Deliberative democracy is an interesting form of community participation that we present in our citizen participation course. The term refers to facilitated discussions of a randomly selected group of citizens who will come up with recommendations for policy issues. The OECD deliberative democracy toolbox shares some examples that highlight its positive effect on local communities.
Many citizen participation initiatives struggle with the question of who should be involved. In deliberative democracy, this question is solved by selecting a representative group of citizens. A group that broadly matches the demographic characteristics of the wider population, achieved through techniques such as random selection. In representative deliberative processes, such as Citizens’ Juries and Citizens’ Assemblies, a representative cohort of people spend significant time learning and collaborating through facilitated deliberation and fruitful conversations, to form collective recommendations to policymakers. Increasingly, public authorities around the world are using such deliberative processes in a structural way, moving beyond one-off initiatives and making citizen participation a more permanent staple in their decision-making.
What role can deliberative democracy play at the local level?
To date, more than half of deliberative processes have happened on a local level. These are more often than not implemented by municipal governments and other local institutions, enabling them to foster a stronger democratic tradition in their constituencies. This makes sense, as many of the questions and issues local governments deal with lie closely with their citizens’ daily lives. Examples of local-level experiences are the Permanent Paris Citizens’ Assembly and the Permanent Citizens’ Councils in East Belgium, recognised as some of the most thorough institutionalised deliberative processes.
Deliberative democracy at the local level places decision-making in the hands of citizens regarding complex issues that require careful reflection and finding a common ground. This undoubtedly leads to better policy outcomes, stronger legitimacy to policy decisions, enhanced public trust in government and public institutions and more inclusive governance. On top of that, evidence has shown that deliberative democracy prevents corruption and helps counteract polarisation and disinformation.
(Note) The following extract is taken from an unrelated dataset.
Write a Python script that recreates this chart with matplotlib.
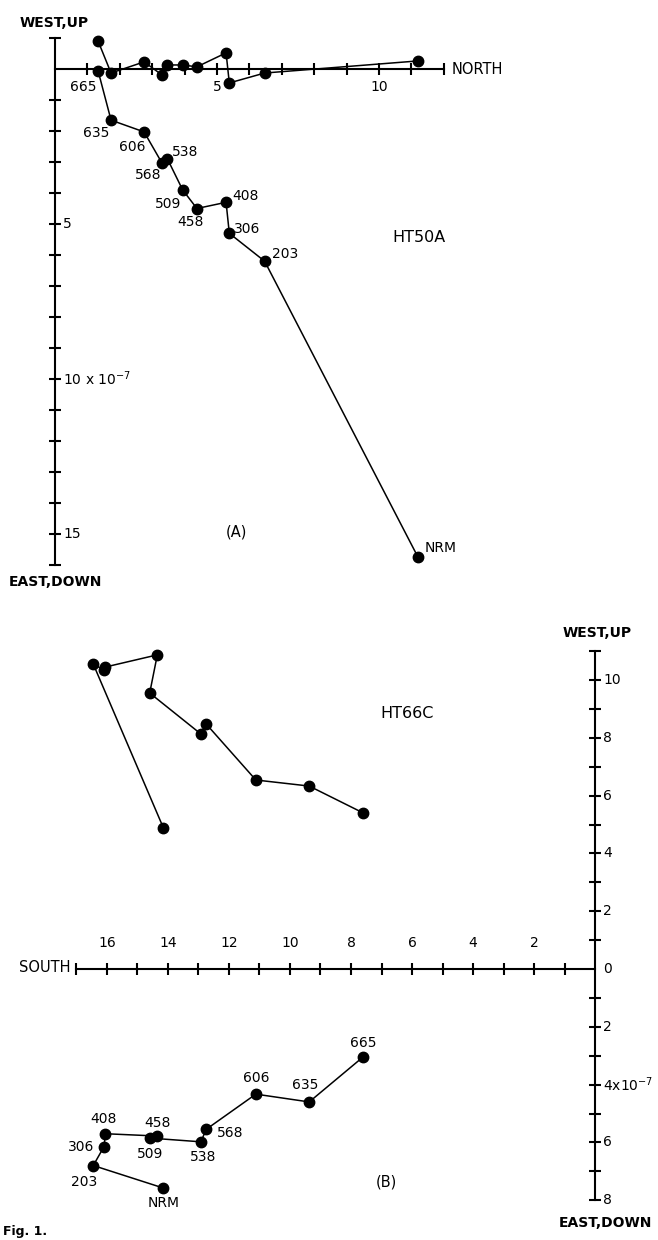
import matplotlib
matplotlib.use("Agg")
import matplotlib.pyplot as plt

steps = ["NRM", "203", "306", "408", "458", "509", "538", "568", "606", "635", "665"]

# HT50A  (units of 10^-7)
a_north = [11.2, 6.47, 5.38, 5.28, 4.38, 3.94, 3.47, 3.30, 2.75, 1.73, 1.33]
a_west = [0.26, -0.13, -0.45, 0.52, 0.07, 0.13, 0.13, -0.19, 0.23, -0.13, 0.90]
a_down = [15.74, 6.20, 5.30, 4.30, 4.50, 3.90, 2.90, 3.03, 2.03, 1.65, 0.06]

# HT66C
b_south = [14.15, 16.45, 16.10, 16.05, 14.35, 14.60, 12.92, 12.75, 11.12, 9.37, 7.60]
b_west = [4.88, 10.55, 10.35, 10.45, 10.87, 9.55, 8.13, 8.48, 6.54, 6.33, 5.40]
b_down = [7.58, 6.80, 6.15, 5.70, 5.78, 5.85, 5.98, 5.55, 4.33, 4.60, 3.04]

a_xticks = list(range(1, 12))
a_yticks = list(range(1, 16))
b_xticks = list(range(1, 17))
b_yticks = [v for v in range(-7, 11) if v != 0]

W, H = 658, 1240
fig = plt.figure(figsize=(W / 100, H / 100), dpi=100)
plt.rcParams['font.family'] = ['DejaVu Sans']

def ftext(x, y, s, **kw):
    fig.text(x / W, 1 - y / H, s, **kw)

# label offsets (px right, px down, alignment)
a_off = {"NRM": (7, -9, "left"), "203": (7, -7, "left"), "306": (5, -4, "left"),
         "408": (6, -6, "left"), "458": (-6, 14, "center"), "509": (-15, 14, "center"),
         "538": (5, -7, "left"), "568": (-14, 12, "center"), "606": (-12, 15, "center"),
         "635": (-15, 13, "center"), "665": (-15, 16, "center")}
b_off = {"NRM": (0, 15, "center"), "203": (-9, 16, "center"), "306": (-10, 0, "right"),
         "408": (-2, -15, "center"), "458": (0, -13, "center"), "509": (0, 16, "center"),
         "538": (2, 15, "center"), "568": (11, 4, "left"), "606": (0, -16, "center"),
         "635": (-4, -17, "center"), "665": (0, -14, "center")}

axw = 1.5
tk = 8
dot = dict(marker='o', ms=7.5, color='black', lw=1.1)

# ---------- panel A ----------
axa = fig.add_axes([0, 1 - 600 / H, 1, 600 / H])
axa.set_xlim(-55 / 32.4, (W - 55) / 32.4)
axa.set_ylim(-(600 - 69) / 31.0, 69 / 31.0)
axa.axis('off')
axa.plot([0, 12], [0, 0], color='black', lw=axw)
axa.plot([0, 0], [1, -16], color='black', lw=axw)
axa.plot(a_xticks + [12], [0] * (len(a_xticks) + 1), ls='none', marker='|', ms=tk, mew=axw, color='black')
axa.plot([0] * (len(a_yticks) + 2), [1] + [-v for v in a_yticks] + [-16], ls='none', marker='_', ms=tk, mew=axw, color='black')

axa.plot(a_north, a_west, **dot)
axa.plot(a_north, [-d for d in a_down], **dot)
for s, x, d in zip(steps, a_north, a_down):
    dx, dy, ha = a_off[s]
    axa.annotate(s, (x, -d), xytext=(dx / 1.389, -dy / 1.389), textcoords='offset points',
                 ha=ha, va='center', fontsize=10)

for v in [5, 10]:
    axa.annotate(str(v), (v, 0), xytext=(0, -18 / 1.389), textcoords='offset points',
                 ha='center', va='center', fontsize=10)
for v, s in [(5, "5"), (10, "10 x 10$^{-7}$"), (15, "15")]:
    axa.annotate(s, (0, -v), xytext=(8 / 1.389, 0), textcoords='offset points',
                 ha='left', va='center', fontsize=10)

ftext(54, 23, "WEST,UP", ha='center', va='center', fontsize=10, fontweight='bold')
ftext(452, 70, "NORTH", ha='left', va='center', fontsize=10.5)
ftext(55, 582, "EAST,DOWN", ha='center', va='center', fontsize=10, fontweight='bold')
ftext(419, 238, "HT50A", ha='center', va='center', fontsize=11.5)
ftext(236, 532, "(A)", ha='center', va='center', fontsize=10.5)

# ---------- panel B ----------
axb = fig.add_axes([0, 0, 1, 640 / H])
axb.set_xlim(595 / 30.5, (595 - W) / 30.5)
axb.set_ylim((969 - H) / 28.9, (969 - 600) / 28.9)
axb.axis('off')
axb.plot([17, 0], [0, 0], color='black', lw=axw)
axb.plot([0, 0], [11, -8], color='black', lw=axw)
axb.plot(b_xticks + [17], [0] * (len(b_xticks) + 1), ls='none', marker='|', ms=tk, mew=axw, color='black')
axb.plot([0] * (len(b_yticks) + 2), b_yticks + [11, -8], ls='none', marker='_', ms=tk, mew=axw, color='black')

axb.plot(b_south, b_west, **dot)
axb.plot(b_south, [-d for d in b_down], **dot)
for s, x, d in zip(steps, b_south, b_down):
    dx, dy, ha = b_off[s]
    axb.annotate(s, (x, -d), xytext=(dx / 1.389, -dy / 1.389), textcoords='offset points',
                 ha=ha, va='center', fontsize=10)

for v in range(2, 17, 2):
    axb.annotate(str(v), (v, 0), xytext=(0, 26 / 1.389), textcoords='offset points',
                 ha='center', va='center', fontsize=10)
for v, s in [(10, "10"), (8, "8"), (6, "6"), (4, "4"), (2, "2"), (0, "0"),
             (-2, "2"), (-4, "4x10$^{-7}$"), (-6, "6"), (-8, "8")]:
    axb.annotate(s, (0, v), xytext=(8 / 1.389, 0), textcoords='offset points',
                 ha='left', va='center', fontsize=10)

ftext(597, 633, "WEST,UP", ha='center', va='center', fontsize=10, fontweight='bold')
ftext(70, 968, "SOUTH", ha='right', va='center', fontsize=10.5)
ftext(605, 1223, "EAST,DOWN", ha='center', va='center', fontsize=10, fontweight='bold')
ftext(407, 713, "HT66C", ha='center', va='center', fontsize=11.5)
ftext(386, 1182, "(B)", ha='center', va='center', fontsize=10.5)
ftext(3, 1231, "Fig. 1.", ha='left', va='center', fontsize=9, fontweight='bold')

fig.savefig("out.png", dpi=100)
The Irish Citizens’ Assembly (2016-2018)
The Irish Citizens’ Assembly involved 100 randomly selected citizens who considered five important legal and policy issues: the 8th amendment of the constitution on abortion, Ireland’s ageing populations, the country’s referendum processes, its fixed-term parliaments and climate change. The Assembly’s recommendations were submitted to parliament for further debate. Based on its recommendations, the government called a referendum on amending the 8th amendment and declared a climate emergency.
The most important factor for the success of deliberative democracy is the political commitment from their administrating government. Wholeheartedly considering citizens’ recommendations gives the deliberation meaning and contributes to its repeated success.
Can less wealthy countries implement successful deliberative democracy processes?
Citizen engagement and deliberative democracy processes scale well with available resources. There have been numerous examples of pioneering processes implemented outside OECD countries, and they were able to reap the same benefits. Of course, each context is different and not all policy dilemmas can be solved using such a method, but any country can apply deliberative processes to tap into the collective intelligence of its citizens.
The participatory budgeting process, for instance, was created in Brazil and quickly spread around the world. It is a successful example due to its major positive social and political outcomes, showing that deliberation can be an inclusive and effective means of democratic decision-making. The participatory budget is one among hundreds of deliberative practices that evolved outside of Europe.
In Malawi, the allocation of the Constituency Development Fund (CDF) involves the government, Members of Parliament (MPs), policymakers, councillors, district councils, and the community. To counter the lack of accountability and transparency, Malawi’s first-ever citizens’ jury was piloted in the Salima district and included people who are normally excluded from political processes in proposing workable solutions. For many citizens, this was the first chance for democratic participation and increased their appetite for more.